Re. PISA data! I’ve read very scholarly works that prove different things regarding their test scores. Sometimes they’re divided by who attend schools that are 90 percent white vs. 90 percent black, etc. They come to different conclusions. However, since I don’t want what Singapore and Hong Kong want, their schools don’t make me jealous. I do want what the Finns want, probably. But the differences in poverty there and here are simply incomparable.
And, finally, I put almost no value in what such test scores tell me, as long as the rich and poor live in largely separated cultures. For many of my students the world I lived in was as foreign as the world of pop music was to me. No matter how much I heard, my ears were deaf to its nuances and none of it stuck. When a class full of 16-year-olds told me that “All in the Family” was an obviously racist TV show, I struggled to prove them wrong. “It’s meant as a satire against racism,” I insisted. I was utterly unable to change anyone’s mind. They tried—out of respect for me—but were convinced I was simply naïve.
In 1941, a study was done that proved that Columbia University students failed—badly—a basic civics test. This was at a time when only a small percentage of 18-year-olds went to college, much less Columbia. But no crisis was declared.
There’s a crisis declared, however, every time the economy falls on its face, or a competitor outdoes us in anything (like going to the moon). Our job as teachers is to keep our eye on the kids, not the economy or even the “competition"—both of which are providing more and more low-paid jobs. They deserve a good education regardless.

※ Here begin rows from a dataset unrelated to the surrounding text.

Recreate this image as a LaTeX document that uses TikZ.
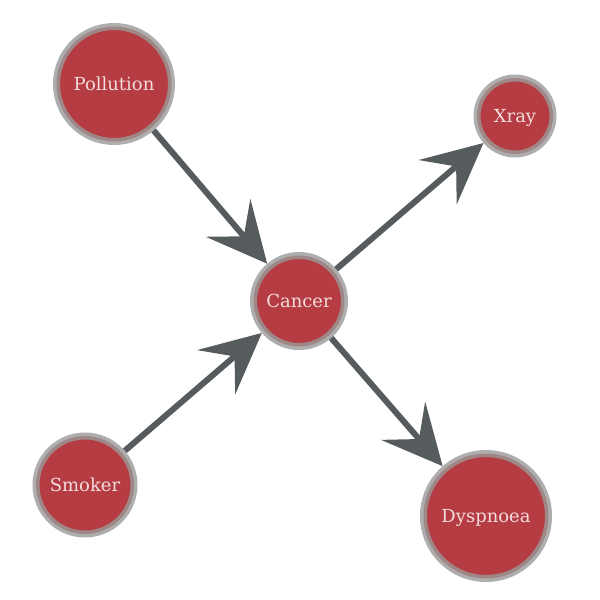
\documentclass[tikz,border=0pt]{standalone}
\usepackage{fontspec}
\setmainfont{DejaVu Serif}
\usetikzlibrary{arrows.meta}
\definecolor{nodered}{HTML}{B53C42}
\definecolor{ringgray}{HTML}{9A9A9A}
\definecolor{edgegray}{HTML}{565B5D}
\definecolor{txt}{HTML}{F3DCDC}
\tikzset{
  bn/.style={circle, fill=nodered, draw=ringgray, draw opacity=0.8, line width=7pt,
    inner sep=0pt, minimum size=#1, text=txt, text height=17pt, text depth=4pt,
    font=\fontsize{18}{20}\selectfont},
  edge/.style={draw=edgegray, line width=6pt,
    -{Stealth[length=60pt, width=58pt, inset=24pt]}, shorten >=0pt}
}
\begin{document}
\begin{tikzpicture}[x=1pt, y=-1pt]
\useasboundingbox (0,0) rectangle (600,600);
\node[bn=115pt] (pol) at (114,84) {Pollution};
\node[bn=76pt] (xray) at (515,116) {Xray};
\node[bn=91pt] (can) at (299,301) {Cancer};
\node[bn=98pt] (smo) at (85,485) {Smoker};
\node[bn=125pt] (dys) at (486,516) {Dyspnoea};
\draw[edge] (pol) -- (can);
\draw[edge] (smo) -- (can);
\draw[edge] (can) -- (xray);
\draw[edge] (can) -- (dys);
\end{tikzpicture}
\end{document}
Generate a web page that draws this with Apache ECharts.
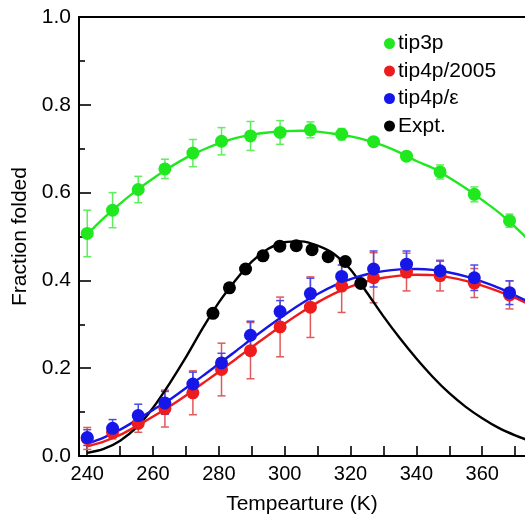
<!DOCTYPE html>
<html><head><meta charset="utf-8">
<script src="https://cdn.jsdelivr.net/npm/echarts@6/dist/echarts.min.js"></script>
<style>html,body{margin:0;padding:0;background:#fff}#c{width:525px;height:520px}</style>
</head><body><div id="c"></div>
<script>
// Simulation temperatures (K)
const temps = [240, 247.7, 255.5, 263.6, 272.1, 280.8, 289.6, 298.6, 307.8, 317.3, 327, 337, 347.2, 357.6, 368.3];
const tip3pMean = [0.507, 0.560, 0.607, 0.654, 0.690, 0.717, 0.729, 0.737, 0.743, 0.733, 0.716, 0.683, 0.647, 0.596, 0.536];
const tip3pErr  = [0.053, 0.040, 0.030, 0.022, 0.031, 0.031, 0.033, 0.027, 0.018, 0.013, 0.008, 0.005, 0.016, 0.017, 0.015];
const tip4p2005Mean = [0.040, 0.054, 0.074, 0.108, 0.144, 0.197, 0.240, 0.294, 0.339, 0.387, 0.406, 0.419, 0.411, 0.394, 0.367];
const tip4p2005Err  = [0.025, 0.015, 0.020, 0.042, 0.050, 0.060, 0.064, 0.068, 0.069, 0.060, 0.057, 0.043, 0.035, 0.033, 0.032];
const tip4pEpsMean = [0.042, 0.063, 0.092, 0.121, 0.164, 0.212, 0.275, 0.329, 0.370, 0.409, 0.426, 0.437, 0.422, 0.406, 0.372];
const tip4pEpsErr  = [0.018, 0.020, 0.026, 0.026, 0.027, 0.022, 0.032, 0.025, 0.035, 0.026, 0.041, 0.030, 0.022, 0.029, 0.027];
// Experimental data
const exptTemps = [278.2, 283.2, 288.1, 293.4, 298.5, 303.5, 308.3, 313.2, 318.4, 323.1];
const exptVals  = [0.325, 0.383, 0.426, 0.456, 0.478, 0.479, 0.470, 0.454, 0.443, 0.393];
// Fitted curves
const fitTemps = [240,245,250,255,260,265,270,275,280,285,290,295,300,305,310,315,320,325,330,335,340,345,350,355,360,365,370,375];
const tip3pFit = [0.505,0.542,0.575,0.605,0.632,0.657,0.679,0.697,0.712,0.724,0.732,0.737,0.740,0.741,0.739,0.734,0.728,0.719,0.707,0.691,0.672,0.656,0.634,0.610,0.583,0.555,0.522,0.485];
const tip4p2005Fit = [0.022,0.033,0.048,0.068,0.090,0.113,0.138,0.165,0.192,0.220,0.248,0.275,0.302,0.327,0.350,0.370,0.386,0.398,0.406,0.411,0.413,0.412,0.407,0.399,0.388,0.375,0.360,0.343];
const tip4pEpsFit = [0.028,0.042,0.060,0.082,0.105,0.128,0.155,0.182,0.210,0.238,0.267,0.295,0.322,0.347,0.369,0.388,0.403,0.414,0.421,0.425,0.426,0.424,0.418,0.409,0.397,0.383,0.366,0.348];
const exptFit = [0.007,0.016,0.035,0.065,0.110,0.165,0.225,0.290,0.350,0.400,0.443,0.472,0.487,0.489,0.479,0.460,0.425,0.372,0.318,0.268,0.222,0.180,0.143,0.112,0.086,0.064,0.047,0.033];
// Tick labels
const xTickLabels = [240, 260, 280, 300, 320, 340, 360];
const xTicks = [240, 250, 260, 270, 280, 290, 300, 310, 320, 330, 340, 350, 360, 370];

const GREEN = '#1fe81f', RED = '#ee1c1c', BLUE = '#1616e8', BLACK = '#000000';
const GREEN_E = '#5eee5e', RED_E = '#e05a5a', BLUE_E = '#4a4aee';

function zip(xs, ys) { return xs.map((x, i) => [x, ys[i]]); }
function errData(mean, err) { return temps.map((t, i) => [t, mean[i] - err[i], mean[i] + err[i]]); }
function errSeries(name, mean, err, color, z) {
  return {
    name: name, type: 'custom', z: z, clip: true, silent: true,
    data: errData(mean, err),
    encode: { x: 0, y: [1, 2] },
    renderItem: function (params, api) {
      const x = api.value(0);
      const p1 = api.coord([x, api.value(1)]);
      const p2 = api.coord([x, api.value(2)]);
      const w = 4;
      const st = { stroke: color, lineWidth: 1.5 };
      return { type: 'group', children: [
        { type: 'line', shape: { x1: p1[0], y1: p1[1], x2: p2[0], y2: p2[1] }, style: st },
        { type: 'line', shape: { x1: p1[0] - w, y1: p1[1], x2: p1[0] + w, y2: p1[1] }, style: st },
        { type: 'line', shape: { x1: p2[0] - w, y1: p2[1], x2: p2[0] + w, y2: p2[1] }, style: st }
      ]};
    }
  };
}
function fitSeries(name, ys, color, z) {
  return { name: name, type: 'line', z: z, data: zip(fitTemps, ys), smooth: 0.3, showSymbol: false,
    symbol: 'none', lineStyle: { color: color, width: 2.4 }, silent: true, clip: true };
}
function ptSeries(name, xs, ys, color, z) {
  return { name: name, type: 'scatter', z: z, data: zip(xs, ys), symbol: 'circle', symbolSize: 13,
    itemStyle: { color: color, opacity: 1 }, silent: true, clip: true };
}

const chart = echarts.init(document.getElementById('c'), null, { renderer: 'canvas' });
const font = 'Liberation Sans, Arial, Helvetica, sans-serif';
chart.setOption({
  animation: false,
  backgroundColor: '#fff',
  textStyle: { fontFamily: font },
  grid: { left: 79, right: 0, top: 17, bottom: 55, containLabel: false },
  legend: {
    data: ['tip3p', 'tip4p/2005', 'tip4p/ε', 'Expt.'],
    orient: 'vertical', left: 379, top: 28, itemGap: 6.5,
    icon: 'circle', itemWidth: 11, itemHeight: 11,
    textStyle: { fontSize: 21, color: '#000', fontFamily: font, padding: [0, 0, 0, -2] },
    selectedMode: false
  },
  xAxis: [{
    type: 'value', min: 237.5, max: 373, position: 'bottom',
    name: 'Tempearture (K)', nameLocation: 'middle', nameGap: 38,
    nameTextStyle: { fontSize: 21, color: '#000', fontFamily: font },
    axisLine: { show: true, onZero: false, lineStyle: { color: '#000', width: 2 } },
    axisTick: { show: true, inside: true, length: 10, lineStyle: { color: '#000', width: 1.6 }, customValues: xTicks },
    axisLabel: { show: true, fontSize: 20, color: '#000', margin: 8, fontFamily: font, customValues: xTickLabels },
    splitLine: { show: false }
  }, {
    type: 'value', min: 237.5, max: 373, position: 'top',
    axisLine: { show: true, onZero: false, lineStyle: { color: '#000', width: 2 } },
    axisTick: { show: false }, axisLabel: { show: false }, splitLine: { show: false }
  }],
  yAxis: {
    type: 'value', min: 0, max: 1, interval: 0.2,
    name: 'Fraction folded', nameLocation: 'middle', nameGap: 47,
    nameTextStyle: { fontSize: 21, color: '#000', fontFamily: font },
    axisLine: { show: true, onZero: false, lineStyle: { color: '#000', width: 2 } },
    axisTick: { show: true, inside: true, length: 12, lineStyle: { color: '#000', width: 1.6 } },
    minorTick: { show: true, splitNumber: 2, length: 6, lineStyle: { color: '#000', width: 1.6 } },
    axisLabel: { fontSize: 21, color: '#000', margin: 8, fontFamily: font, formatter: v => v.toFixed(1) },
    splitLine: { show: false }
  },
  series: [
    errSeries('tip3p err', tip3pMean, tip3pErr, GREEN_E, 2),
    errSeries('tip4p/2005 err', tip4p2005Mean, tip4p2005Err, RED_E, 2),
    errSeries('tip4p/ε err', tip4pEpsMean, tip4pEpsErr, BLUE_E, 2),
    fitSeries('tip3p fit', tip3pFit, GREEN, 3),
    fitSeries('Expt. fit', exptFit, BLACK, 3),
    fitSeries('tip4p/2005 fit', tip4p2005Fit, RED, 3),
    fitSeries('tip4p/ε fit', tip4pEpsFit, BLUE, 3),
    ptSeries('tip3p', temps, tip3pMean, GREEN, 4),
    ptSeries('Expt.', exptTemps, exptVals, BLACK, 4),
    ptSeries('tip4p/2005', temps, tip4p2005Mean, RED, 4),
    ptSeries('tip4p/ε', temps, tip4pEpsMean, BLUE, 5)
  ]
});
</script></body></html>
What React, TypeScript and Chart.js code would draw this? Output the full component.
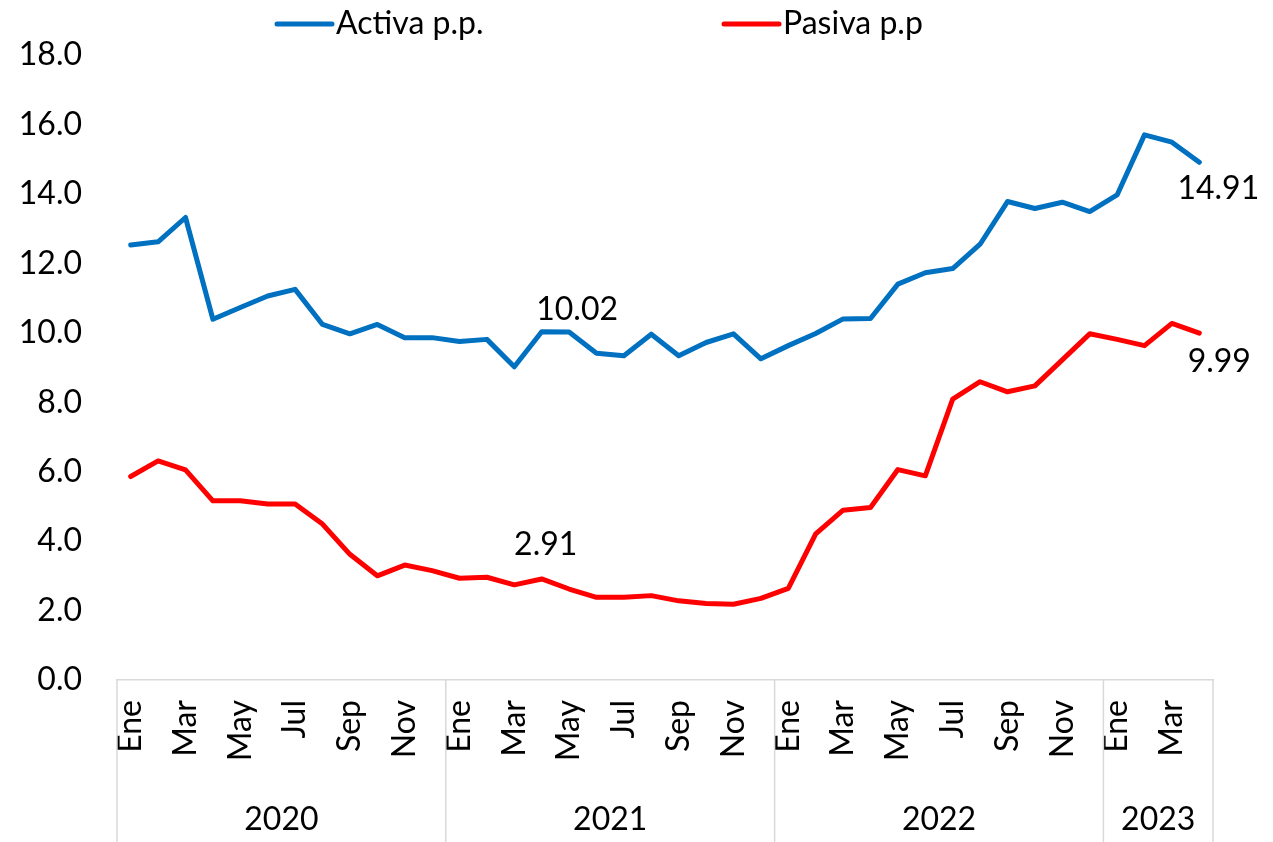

We are trying to do something never done before, under circumstances not of our choice, and we will fumble forward if we stop spending billions on vendors of unnecessary educational merchandise, unnecessary tests and test prep, and unnecessary technology, and instead attend to what’s happening between children, teachers, and families—which requires spending on space, the number of adults available to children, and the time the adults (including families) have for working together. That’s my “good enough,” “pretty good” school. And even then, don’t look for miracles, but let’s follow our students’ trajectory over time and see—with the students’ help—what we can do better or differently.